Negli anni, un altro campo su cui si è incentrata la sua ricerca è l’endocrinologia ginecologica. Ci può spiegare di cosa si tratta e in che modo influisce sul benessere quotidiano e a lungo termine della donna?
A questo proposito dobbiamo innanzitutto dire che nel nostro corpo ci sono alcuni organi, le ghiandole endocrine, che producono ormoni necessari per il corretto funzionamento di alcuni apparati e, in generale, per il benessere della persona. Alcune di queste ghiandole producono ormoni sessuali e caratterizzano l’individuo da un punto di vista sessuale. L’endocrinologia ginecologica si occupa proprio dello studio di queste ghiandole presenti nella donna. La ghiandola endocrina femminile per eccellenza è l’ovaio e il suo buon funzionamento è richiesto a partire dall’adolescenza fino alla menopausa. Il benessere della donna dipende molto dalla regolare attività ovarica e solo con questa si può arrivare a una gravidanza spontanea. Noi oggi abbiamo la possibilità di studiare il funzionamento di queste ghiandole, analizzare le varie fasi in rapporto al momento del ciclo, capire le motivazioni che portano a una irregolare funzione, e iniziare, di conseguenza, un trattamento che ne ripristini l’attività. Solo al momento della menopausa, con la cessazione dell’attività ovarica e quindi delle mestruazioni, termina tale funzione, ma non per questo cessa il benessere della donna, che, al contrario, trova un nuovo equilibrio psico-fisico.

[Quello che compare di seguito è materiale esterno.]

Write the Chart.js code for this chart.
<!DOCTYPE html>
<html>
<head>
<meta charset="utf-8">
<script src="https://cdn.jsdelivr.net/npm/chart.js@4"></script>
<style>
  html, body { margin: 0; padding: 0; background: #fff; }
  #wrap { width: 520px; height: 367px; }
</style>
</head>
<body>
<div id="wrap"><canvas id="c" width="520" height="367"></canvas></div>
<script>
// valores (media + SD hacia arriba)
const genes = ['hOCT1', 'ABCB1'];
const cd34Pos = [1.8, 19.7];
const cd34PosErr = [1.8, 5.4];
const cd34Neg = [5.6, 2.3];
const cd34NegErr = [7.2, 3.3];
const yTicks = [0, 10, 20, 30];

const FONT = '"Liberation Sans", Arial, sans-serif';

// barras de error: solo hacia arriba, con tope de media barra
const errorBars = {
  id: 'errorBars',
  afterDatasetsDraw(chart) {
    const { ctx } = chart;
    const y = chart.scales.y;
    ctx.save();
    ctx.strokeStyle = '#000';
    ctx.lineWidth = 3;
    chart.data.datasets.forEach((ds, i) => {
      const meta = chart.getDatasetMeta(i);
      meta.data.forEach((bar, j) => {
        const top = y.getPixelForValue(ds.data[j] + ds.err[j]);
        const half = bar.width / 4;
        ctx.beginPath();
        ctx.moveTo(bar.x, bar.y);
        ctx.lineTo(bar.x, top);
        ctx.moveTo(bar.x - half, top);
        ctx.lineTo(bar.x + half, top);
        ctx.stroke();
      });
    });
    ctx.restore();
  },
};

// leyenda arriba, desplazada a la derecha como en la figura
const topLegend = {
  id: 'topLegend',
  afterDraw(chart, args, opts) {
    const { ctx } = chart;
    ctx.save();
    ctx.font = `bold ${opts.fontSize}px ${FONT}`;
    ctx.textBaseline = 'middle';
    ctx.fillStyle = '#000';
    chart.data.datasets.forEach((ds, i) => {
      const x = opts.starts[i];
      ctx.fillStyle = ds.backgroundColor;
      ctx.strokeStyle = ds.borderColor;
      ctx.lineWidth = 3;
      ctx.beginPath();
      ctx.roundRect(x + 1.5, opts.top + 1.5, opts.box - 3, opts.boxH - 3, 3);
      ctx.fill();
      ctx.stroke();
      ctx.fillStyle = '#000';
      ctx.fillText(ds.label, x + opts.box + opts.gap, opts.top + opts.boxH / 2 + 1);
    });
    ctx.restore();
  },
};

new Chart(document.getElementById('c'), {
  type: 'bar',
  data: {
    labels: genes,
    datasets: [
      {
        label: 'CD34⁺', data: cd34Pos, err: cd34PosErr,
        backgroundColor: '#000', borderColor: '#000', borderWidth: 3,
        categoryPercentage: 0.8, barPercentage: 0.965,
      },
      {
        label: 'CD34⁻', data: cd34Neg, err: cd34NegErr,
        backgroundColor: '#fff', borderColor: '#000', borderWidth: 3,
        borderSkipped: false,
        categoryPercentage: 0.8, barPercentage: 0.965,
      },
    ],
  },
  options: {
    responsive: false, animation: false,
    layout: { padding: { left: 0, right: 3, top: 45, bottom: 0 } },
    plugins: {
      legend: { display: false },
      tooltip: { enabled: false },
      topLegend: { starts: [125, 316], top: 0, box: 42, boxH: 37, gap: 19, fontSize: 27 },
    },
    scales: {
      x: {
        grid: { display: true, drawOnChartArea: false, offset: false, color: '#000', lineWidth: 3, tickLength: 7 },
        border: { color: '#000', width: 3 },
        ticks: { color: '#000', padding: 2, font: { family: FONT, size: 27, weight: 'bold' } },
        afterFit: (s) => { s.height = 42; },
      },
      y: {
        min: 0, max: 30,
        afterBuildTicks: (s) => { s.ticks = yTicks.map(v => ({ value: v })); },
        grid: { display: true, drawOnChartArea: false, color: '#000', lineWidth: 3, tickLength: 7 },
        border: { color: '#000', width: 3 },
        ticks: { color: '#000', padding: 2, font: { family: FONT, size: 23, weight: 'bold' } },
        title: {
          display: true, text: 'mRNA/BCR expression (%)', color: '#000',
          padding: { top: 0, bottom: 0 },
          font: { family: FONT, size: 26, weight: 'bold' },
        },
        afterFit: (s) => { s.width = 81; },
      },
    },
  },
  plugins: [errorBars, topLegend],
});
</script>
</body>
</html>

I disturbi endocrinologici hanno delle ripercussioni anche sulla fertilità? E su una gravidanza in corso?
Certamente. Consideriamo che l’ovaio ha una duplice funzione: la prima, come abbiamo detto, di produrre ormoni sessuali, la seconda, di produrre le cellule essenziali per la riproduzione, gli ovociti. Questi sono contenuti all’interno della unità funzionale dell’ovaio, il follicolo. L’ovaio contiene centinaia di migliaia di ovociti, ma solo uno di questi, per ogni ciclo mestruale, arriva all’ovulazione e può essere potenzialmente fecondato per iniziare una gravidanza. È chiaro, quindi, che se l’ovaio non produce gli ormoni e, soprattutto, se non ha ovociti che possano arrivare alla maturazione, non ci potrà essere alcuna gravidanza. Alcune delle patologie di endocrinologia ginecologica sono proprio caratterizzate da questa anomalia e possiamo, in alcuni casi, intervenire per trattare la patologia.
Che rapporto c’è tra tumori e endocrinologia ginecologica?
Alcuni organi o apparati del nostro corpo sono sensibili agli ormoni. Vi sono molte correlazioni tra il funzionamento delle ghiandole endocrine e, ad esempio, la mammella e l’utero, ma vi sono certamente anche altri organi o apparati che risentono dall’attività endocrina. L’attività ghiandolare va quindi monitorata e va valutato un eventuale malfunzionamento. Molto spesso non è tanto l’ormone di per sé a essere pericoloso da un punto vista oncologico, ma la presenza di specifici recettori situati sul tessuto considerato, che, in alcuni casi, possono essere in numero significativamente superiore, con il rischio che, in tal modo, possa svilupparsi la neoplasia.
Ci sono delle condizioni fisiche, genetiche o patologiche che potrebbero rendere rischiosa una gravidanza?
Sì, certamente. Possiamo fare qualche esempio, la sindrome dell’ovaio policistico o la sindrome metabolica in donne obese. Con queste patologie femminili oggi sappiamo che possiamo innanzitutto avere una difficoltà riproduttiva. Le donne possono andare incontro a infertilità, aborto e, se si instaura la gravidanza, questa può essere più complessa per l’insorgenza di complicanze quali il diabete gestazionale, l’ipertensione gestazionale, il parto pretermine. Ed anche dopo il parto, per il neonato e per l’individuo che diventa adulto, possono manifestarsi le cosiddette patologie di origine epigenetica, che derivano proprio dalle patologie che abbiamo citato nella donna che affronta la gravidanza.